Is blk-mq going to retry intermittently failed commands for me? It
doesn't look like it will.

> +static int nvme_submit_flush_sync(struct nvme_queue *nvmeq, struct nvme_ns *ns)
> +{
> +	struct request *req;
> +	struct nvme_command cmnd;
> +
> +	req = blk_mq_alloc_request(ns->queue, WRITE, GFP_KERNEL, false);
> +	if (!req)
> +		return -ENOMEM;
> +
> +	nvme_setup_flush(&cmnd, ns, req->tag);
> +	nvme_submit_sync_cmd(req, &cmnd, NULL, NVME_IO_TIMEOUT);
>
> 	return 0;
> }

It looks like this function above is being called from an interrupt
context where we are already holding a spinlock. The sync command will
try to take that same lock.

> /*
> - * Called with local interrupts disabled and the q_lock held.  May not sleep.
> + * Called with preemption disabled, may not sleep.
>  */
> -static int nvme_submit_bio_queue(struct nvme_queue *nvmeq, struct nvme_ns *ns,
> -								struct bio *bio)
> +static int nvme_submit_req_queue(struct nvme_queue *nvmeq, struct nvme_ns *ns,
> +							  struct request *req)
> {
> +	struct nvme_cmd_info *cmd = blk_mq_rq_to_pdu(req);
> 	struct nvme_iod *iod;
> -	int psegs = bio_phys_segments(ns->queue, bio);
> -	int result;
> +	enum dma_data_direction dma_dir;
> +	int psegs = req->nr_phys_segments;
>
> -	if ((bio->bi_rw & REQ_FLUSH) && psegs)
> -		return nvme_split_flush_data(nvmeq, bio);
> -
> -	iod = nvme_alloc_iod(psegs, bio->bi_iter.bi_size, GFP_ATOMIC);
> +	iod = nvme_alloc_iod(psegs, blk_rq_bytes(req), GFP_ATOMIC);
> 	if (!iod)
> -		return -ENOMEM;
> +		return BLK_MQ_RQ_QUEUE_BUSY;
> +
> +	iod->private = req;
> +
> +	nvme_set_info(cmd, iod, req_completion);
> +
> +	if ((req->cmd_flags & REQ_FLUSH) && psegs) {
> +		struct flush_cmd_info *flush_cmd = kmalloc(
> +				sizeof(struct flush_cmd_info), GFP_KERNEL);

The comment above says "may not sleep", but using GFP_KERNEL here. I
actually think it is safe to sleep, though since you're not taking a
lock until later, so maybe you can change all the allocs to GFP_KERNEL?

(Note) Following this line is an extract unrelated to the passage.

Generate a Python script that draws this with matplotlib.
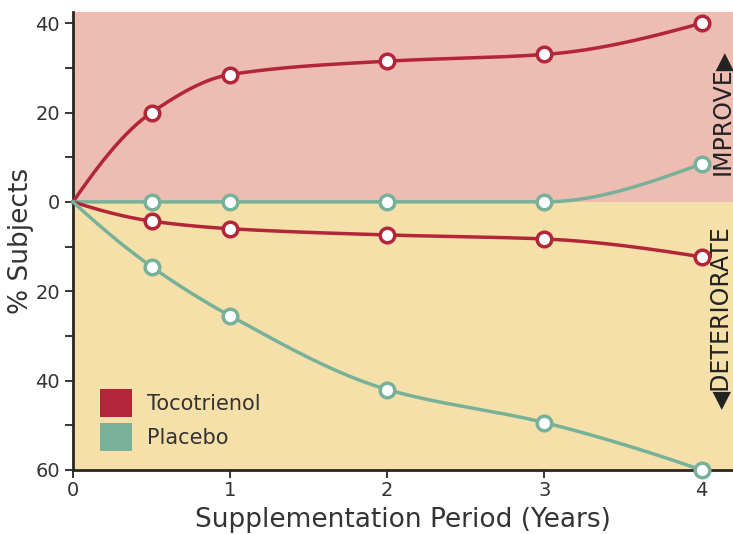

> +static struct blk_mq_ops nvme_mq_admin_ops = {
> +	.queue_rq	= nvme_queue_request,

I think you would get some unpredictable behavior if a request really
did go through nvme_queue_request on the admin queue. I don't see how
that would happen; just sayin.

> static void nvme_create_io_queues(struct nvme_dev *dev)
> {
> -	unsigned i, max;
> +	unsigned i;
>
> -	max = min(dev->max_qid, num_online_cpus());
> -	for (i = dev->queue_count; i <= max; i++)
> +	for (i = dev->queue_count; i <= dev->max_qid; i++)
> 		if (!nvme_alloc_queue(dev, i, dev->q_depth, i - 1))
> 			break;
>
> -	max = min(dev->queue_count - 1, num_online_cpus());
> -	for (i = dev->online_queues; i <= max; i++)
> -		if (nvme_create_queue(raw_nvmeq(dev, i), i))
> +	for (i = dev->online_queues; i <= dev->max_qid; i++)
> +		if (nvme_create_queue(dev->queues[i], i))
> 			break;
> }

I think your loop criteria is off. We may not have been successful in
allocating a queue to request the controller create it on its side,
so I don't think you want to use max_qid.

> +	dev->tagset.ops = &nvme_mq_ops;
> +	dev->tagset.nr_hw_queues = dev->queue_count - 1;

The queue_count is how many the driver allocated, but the controller
may not have successfully created it. The online_queues count is how
many the controller has available for use.